Commission agency agreements
Through this type of contract, the commission agent undertakes to perform or to participate in a commercial act or agreement on behalf of the Principal.
Commission agents may act:
- In their own name, acquiring rights against the contracting third parties and vice versa or
- On behalf of their principal, who acquires rights against third parties and vice versa
Obligations of commission agents:
- To protect interests of the Principal as if they were their own and to perform their engagement personally. Commission agents may delegate their duties if authorized to do so and may use employees at their own liability.
- To account for amount that they have received as commission, to reimburse any excess amount and to return any unsold merchandise.
- Commission agents are barred from buying for their own account or for the account of others, without the consent of their principal, the goods that they have been instructed to buy.
Commission: The principal undertakes to pay a commission to the commission agent, usually linked and only accrued if the Transaction is closed.
Differences and similarities between agency agreements and commission agency agreements.
- Main similarity: In both cases, and individual or legal entity undertakes to pay another compensation for arranging a business opportunity for the former to conclude a legal transaction with a third party, or for acting as the former’s intermediary in concluding the transaction.
- Main difference: Agency agreements involve an engagement on a continuous or regular basis, whereas commission agency agreements involve occasional engagements.

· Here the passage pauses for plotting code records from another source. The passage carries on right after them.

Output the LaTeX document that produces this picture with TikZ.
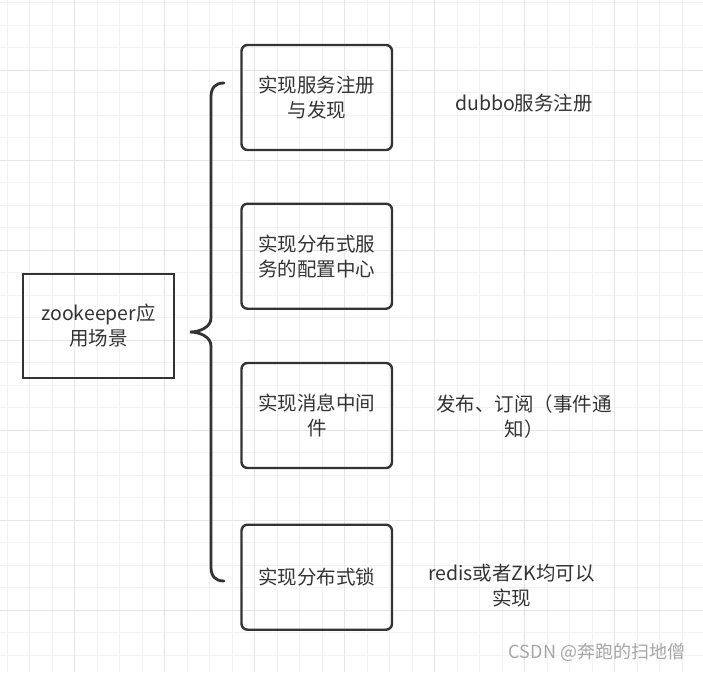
\documentclass[tikz,border=0pt]{standalone}
\usepackage{fontspec}
\setmainfont{Noto Sans CJK SC}
\definecolor{inkgray}{HTML}{333333}
\definecolor{gridminor}{HTML}{F2F2F2}
\definecolor{gridmajor}{HTML}{E5E5E5}
\definecolor{markgray}{HTML}{A6A6A6}
\begin{document}
\begin{tikzpicture}[x=1pt,y=-1pt,
    every node/.style={font=\fontsize{19.5}{25}\selectfont, text=inkgray, align=center, inner sep=0pt},
    rootbox/.style={draw=inkgray, line width=2.4pt, minimum width=151pt, minimum height=104pt},
    usebox/.style={draw=inkgray, line width=2.4pt, rounded corners=6pt, minimum width=150.5pt, minimum height=105pt},
    brace/.style={draw=inkgray, line width=2.8pt, line cap=round}]
        \useasboundingbox[fill=white] (0,0) rectangle (703,672);
        % grid
        \foreach \i in {0,...,31} {
            \draw[gridminor, line width=1pt] ({7.3+22.5*\i},0) -- ({7.3+22.5*\i},672);
            \draw[gridminor, line width=1pt] (0,{2.7+22.5*\i}) -- (703,{2.7+22.5*\i});
        }
        \foreach \i in {0,...,7} {
            \draw[gridmajor, line width=1pt] ({74.7+90*\i},0) -- ({74.7+90*\i},672);
            \draw[gridmajor, line width=1pt] (0,{70.7+90*\i}) -- (703,{70.7+90*\i});
        }
        % boxes
        \node[rootbox] (root) at (98.5,326) {zookeeper应\\用场景};
        \node[usebox] (reg) at (316.75,97.5) {实现服务注册\\与发现};
        \node[usebox] (conf) at (316.75,256.2) {实现分布式服\\务的配置中心};
        \node[usebox] (mq) at (316.75,415.5) {实现消息中间\\件};
        \node[usebox] (lock) at (316.75,577.2) {实现分布式锁};
        % notes
        \node (regnote) at (524,103) {dubbo服务注册};
        \node (mqnote) at (524,416.5) {发布、订阅（事件通\\知）};
        \node (locknote) at (511.5,586) {redis或者ZK均可以\\实现};
        % brace
        \coordinate (btop) at (224,83);
        \coordinate (btip) at (190,332);
        \coordinate (bbot) at (224,581);
        \draw[brace] (btop) .. controls (215,83) and (211,88) .. (211,97) -- (211,318)
            .. controls (211,327) and (200,332) .. (btip)
            .. controls (200,332) and (211,337) .. (211,346) -- (211,567)
            .. controls (211,576) and (215,581) .. (bbot);
        \node[text=markgray, font=\fontsize{18}{20}\selectfont] (mark) at (597,652) {CSDN @奔跑的扫地僧};
    \end{tikzpicture}
\end{document}
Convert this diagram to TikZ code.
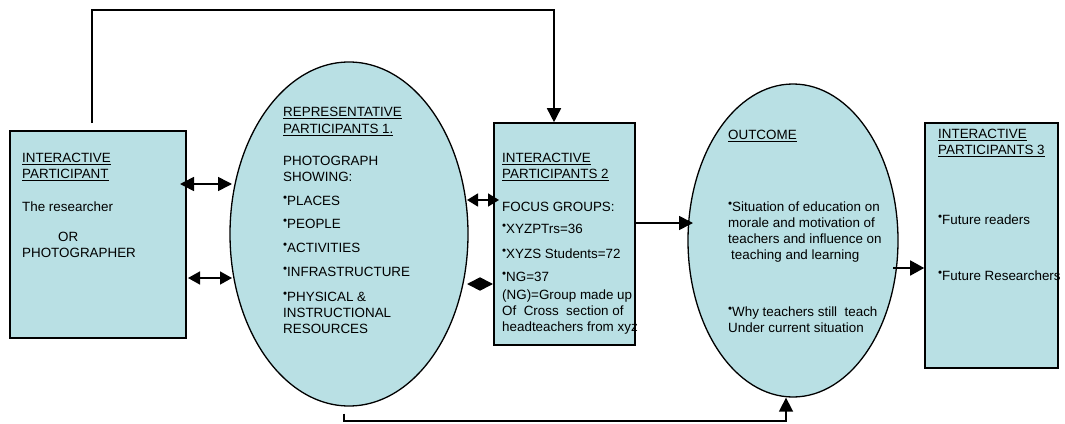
\documentclass[tikz,border=0pt]{standalone}
\usepackage{fontspec}
\setmainfont{Liberation Sans}
\usetikzlibrary{shapes.geometric,arrows.meta}
\definecolor{fillblue}{RGB}{185,224,228}
\newcommand\bul{\raisebox{4.2pt}{\fontsize{11.5}{11.5}\selectfont •}}
\begin{document}
\begin{tikzpicture}[x=1pt,y=-1pt,
  box/.style={draw=black,line width=1.6pt,fill=fillblue,rectangle,inner sep=0pt},
  oval/.style={draw=black,line width=1.3pt,fill=fillblue,ellipse,inner sep=0pt},
  txt/.style={anchor=north west,align=left,inner sep=0pt,font=\fontsize{13.4}{16}\selectfont},
  conn/.style={line width=1.6pt},
  arr/.style={conn,-{Triangle[length=14pt,width=14pt]}},
  darr/.style={conn,{Triangle[length=14pt,width=14pt]}-{Triangle[length=14pt,width=14pt]}},
  sdarr/.style={conn,{Triangle[length=12pt,width=13pt]}-{Triangle[length=12pt,width=13pt]}},
]
\useasboundingbox (0,0) rectangle (1065,423);

% shapes
\node[box,minimum width=176pt,minimum height=207pt] (box1) at (98,234.5) {};
\node[oval,minimum width=238pt,minimum height=344pt] (ell1) at (349,234) {};
\node[box,minimum width=141pt,minimum height=222pt] (box2) at (564.5,234) {};
\node[oval,minimum width=210pt,minimum height=313pt] (ell2) at (793,240.5) {};
\node[box,minimum width=133pt,minimum height=245pt] (box3) at (991.5,245.5) {};

% texts
\node[txt] (t1) at (22,153) {\underline{INTERACTIVE}\\ \underline{PARTICIPANT}\\[17pt] The researcher\\[14pt] \hspace*{36pt}OR\\ PHOTOGRAPHER};
\node[txt] (t2) at (283,107) {\underline{REPRESENTATIVE}\\[1pt] \underline{PARTICIPANTS 1.}\\[16pt] PHOTOGRAPH\\ SHOWING:\\[8pt] \bul PLACES\\[7pt] \bul PEOPLE\\[8pt] \bul ACTIVITIES\\[8pt] \bul INFRASTRUCTURE\\[9pt] \bul PHYSICAL \&\\ INSTRUCTIONAL\\ RESOURCES};
\node[txt] (t3) at (502,153) {\underline{INTERACTIVE}\\ \underline{PARTICIPANTS 2}\\[17pt] FOCUS GROUPS:\\[6pt] \bul XYZPTrs=36\\[9pt] \bul XYZS Students=72\\[7pt] \bul NG=37\\[2pt] (NG)=Group made up\\ Of\ \ Cross\ \ section of\\ headteachers from xyz};
\node[txt] (t4) at (728,130) {\underline{OUTCOME}\\[56pt] \bul Situation of education on\\ morale and motivation of\\ teachers and influence on\\ \hspace*{3pt}teaching and learning\\[41pt] \bul Why teachers still\ \ teach\\ Under current situation};
\node[txt] (t5) at (938,129) {\underline{INTERACTIVE}\\ \underline{PARTICIPANTS 3}\\[54pt] \bul Future readers\\[40pt] \bul Future Researchers};

% connectors
\coordinate (c1) at (92,10);
\coordinate (c2) at (554,10);
\draw[arr] ([yshift=7pt]box1.north -| c1) -- (c1) -- (c2) -- (box2.north -| c2);

\coordinate (c3) at (344,421);
\coordinate (c4) at (786,421);
\draw[arr] ([yshift=-7pt]ell1.south -| c3) -- (c3) -- (c4) -- (ell2.south -| c4);

\coordinate (d1a) at (180,184);
\coordinate (d1b) at (232,184);
\draw[darr] (d1a) -- (d1b);
\coordinate (d2a) at (188,278);
\coordinate (d2b) at (232,278);
\draw[sdarr] (d2a) -- (d2b);

\coordinate (d3a) at (467,200);
\coordinate (d3b) at (499,200);
\draw[conn,{Triangle[length=11pt,width=13pt]}-{Triangle[length=11pt,width=13pt]}] (d3a) -- (d3b);
\coordinate (d4a) at (467,284);
\coordinate (d4b) at (493,284);
\draw[conn,{Triangle[length=13pt,width=13pt]}-{Triangle[length=13pt,width=13pt]}] (d4a) -- (d4b);

\coordinate (e1) at (693,223);
\draw[arr] (box2.east |- e1) -- (e1);
\coordinate (e2) at (893,268);
\draw[conn,-{Triangle[length=14pt,width=15pt]}] (e2) -- (box3.west |- e2);
\end{tikzpicture}
\end{document}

Franchise Agreements are governed through (i) the Law 7/1996, of January 15, regulations retail trade, regarding the basic conditions for the franchise activity and creating the Register of Franchisors; (ii) Royal Decree 201/2010, of February 26, regulating the exercise of the commercial activity under a franchise arrangement and the communication of information to the Register if Franchisors; and (iii) Royal Decree 378/2003, which refers to Regulations (EC) No. 2790/1999, of December 22, 1999, relating to the application of Article 81(3) of the Treaty to certain categories of vertical agreements. Through the Franchise Agreement the franchisor grants a right to, and imposes an obligation on, its individual franchisees, for a specific market, to pursue the business or commercial activity (sale of goods, services or technology) previously carried out by the Franchisor with sufficient experience and success, using the knowhow, system, trademarks, IP rights etc. defined by the Franchisor.
The Franchise Agreement entitles and obliges the Franchisee to use the brand name and/or trade or service mark for the goods and/or services, the know-how and the technical and business methods, which must be specific to the business, material and unique, the procedures and other intellectual property rights of the Franchisor, backed by the ongoing provision of commercial and technical assistance under, and during the term of, the relevant franchising agreement between the parties, all of the above regardless of any supervisory powers conferred on the Franchisor by contract.

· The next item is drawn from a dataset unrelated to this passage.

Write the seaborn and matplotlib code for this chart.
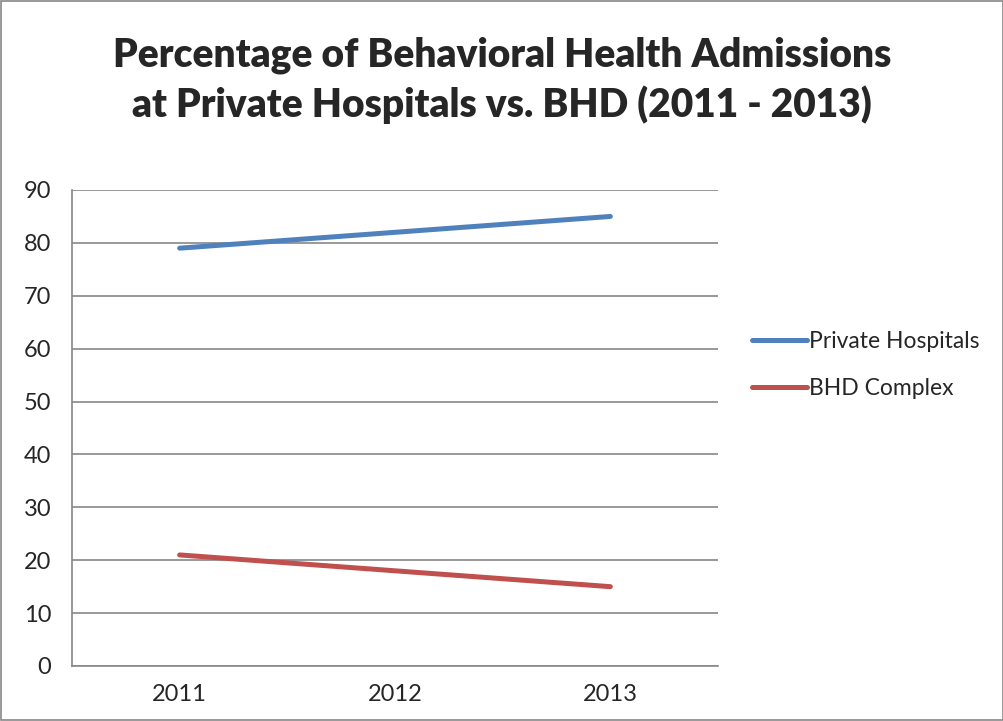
import pandas as pd
import numpy as np
from matplotlib import pyplot as plt
import seaborn as sns

years = ['2011', '2012', '2013']
private_hospitals = [79, 82, 85]
bhd_complex = [21, 18, 15]
series_names = ['Private Hospitals', 'BHD Complex']
colors = ['#4F81BD', '#C0504D']

sns.set_style('white')
plt.rcParams['font.family'] = ['Lato', 'DejaVu Sans']

df = pd.DataFrame({
    'year': years * 2,
    'value': private_hospitals + bhd_complex,
    'series': [series_names[0]] * 3 + [series_names[1]] * 3,
})
df['pos'] = df['year'].map({y: i for i, y in enumerate(years)})

fig = plt.figure(figsize=(10.04, 7.21), dpi=100)
ax = fig.add_axes([72 / 1004, 1 - 666 / 721, (718 - 72) / 1004, (666 - 190) / 721])

sns.lineplot(data=df, x='pos', y='value', hue='series', palette=colors,
             linewidth=3.6, ax=ax, solid_capstyle='round', legend=True)

ax.set_xlim(-0.5, 2.5)
ax.set_ylim(0, 90)
ax.set_yticks(np.arange(0, 91, 10))
ax.set_xticks(range(3))
ax.set_xticklabels(years)
ax.set_xticks([-0.5, 0.5, 1.5, 2.5], minor=True)
ax.tick_params(axis='x', which='major', length=0, pad=13, labelsize=17)
ax.tick_params(axis='x', which='minor', length=8, color='#888888', direction='out', width=1.2)
ax.tick_params(axis='y', length=9, color='#888888', width=1.2, labelsize=17, pad=6)
ax.yaxis.grid(True, color='#888888', linewidth=1.2)
ax.set_axisbelow(True)
for s in ['top', 'right']:
    ax.spines[s].set_visible(False)
for s in ['left', 'bottom']:
    ax.spines[s].set_color('#888888')
    ax.spines[s].set_linewidth(1.2)
ax.set_xlabel('')
ax.set_ylabel('')

leg = ax.legend(loc='center left', bbox_to_anchor=(1.02, 0.632), frameon=False,
                fontsize=16.5, handlelength=2.4, handletextpad=0.1, labelspacing=1.15)
for line in leg.get_lines():
    line.set_linewidth(3.6)

fig.text(0.5, 1 - 55 / 721, 'Percentage of Behavioral Health Admissions', ha='center', va='center',
         fontsize=28, fontweight='heavy')
fig.text(0.5, 1 - 105 / 721, 'at Private Hospitals vs. BHD (2011 - 2013)', ha='center', va='center',
         fontsize=28, fontweight='heavy')

fig.patches.append(plt.Rectangle((0.001, 0.001), 0.998, 0.998, transform=fig.transFigure,
                                 fill=False, edgecolor='#888888', linewidth=1.2))

plt.savefig('out.png', dpi=100)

Formalities: In Spain, prior to start franchising activities, Franchisors must register in a public administrative Register of Franchisors.
Although the very short regulation of the Franchise Agreement leaves ground for the freedom principle, usually the franchisee pays a royalty to the Franchisor (commonly linked to the volume of sales but could also be a fix royalty), and a publicity royalty (so as to contribute to the Principal publicity cost of which the franchisee benefits).
Non Competition: throughout the life of the agreement, non-competition clauses (reciprocally) are common and admissible; after the termination of the contract, the Spanish Court usually admits the validity of the one year non-competition clause but limited to the location where the franchise had been working.